Some number of years back, Canonical was showing off Ubuntu Touch and part of it was that if you connected the phone to a monitor, the phone itself would act as a touchpad and it had a icon for a popup keyboard. I thought this was brilliant as it could allow you to do actual work by just connecting your phone to a monitor.
Will anything like that be available for the L5?
It’s not quite what you described, but https://social.librem.one/web/statuses/105049629853506933 is a start in that direction.
The reason I asked whether it works with the L5 is because the nexdock web site talks about (future?) compatibility with the L5 running Ubuntu Touch, which seemed a bit odd to me. Not that there’s anything wrong with Ubuntu Touch but I wondered how far advanced it is on the L5 (and @amosbatto’s indefatigable FAQ says “not very”).
Presumably once Purism finishes the work to get the L5 + PureOS compatible with the Nexdock, Purism will be asking Nexdock to update the nexdock web site.

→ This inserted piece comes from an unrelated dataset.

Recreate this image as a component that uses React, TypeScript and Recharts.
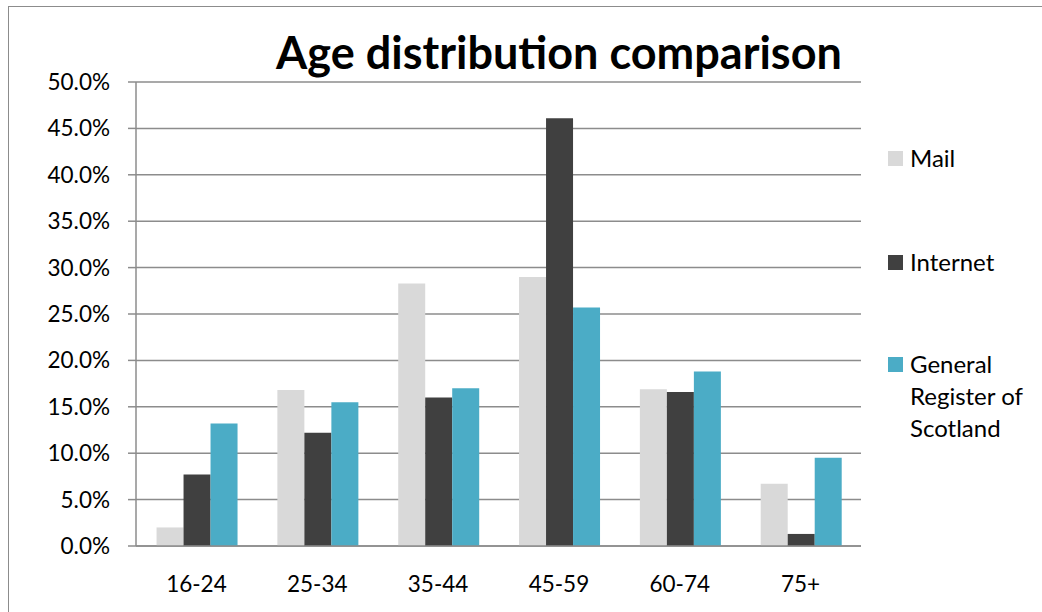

Hopefully there’s no proprietary driver involved. I dunno why there would have to be, and it wouldn’t be a showstopper, but it’d be nice if there wasn’t.
I think it would be a showstopper for Purism. I don’t think they would waste their time on it if it were going to require a blob and so, based on the quote above, I would say there won’t be a need for a proprietary driver.
Based on my experience with somewhat similar hardware at each end (similar, not the same at either end) I see no reason for a proprietary driver. USB-C is defined so that this should work out-of-the-box without any driver.
The one thing that I can think of that might be quirky is how rotation is handled. For a start, you might be able to rotate the L5 and the screen independently (and in conflicting ways). The L5 may or may not recognize if the external screen is rotated - whereas the expectation is that the L5 will automatically recognize when it itself is rotated. (So if you want a simple life, ensure that the two screens are in the same orientation and manually set the orientation of the external display, if needed.) But who knows? They might surprise me and even that works out-of-the-box.
I was thinking something like “the driver would end up in the Debian nonfree repo, so you could still use it with the L5.”
Though I also agree there could certainly be a way to get it to work without a proprietary driver (it’d be cheaper too, I think) unless they had to come up with some novel way to get something to work the way they want. They might see that as a trade secret and want to protect it, and thus you’d end up with a black box driver.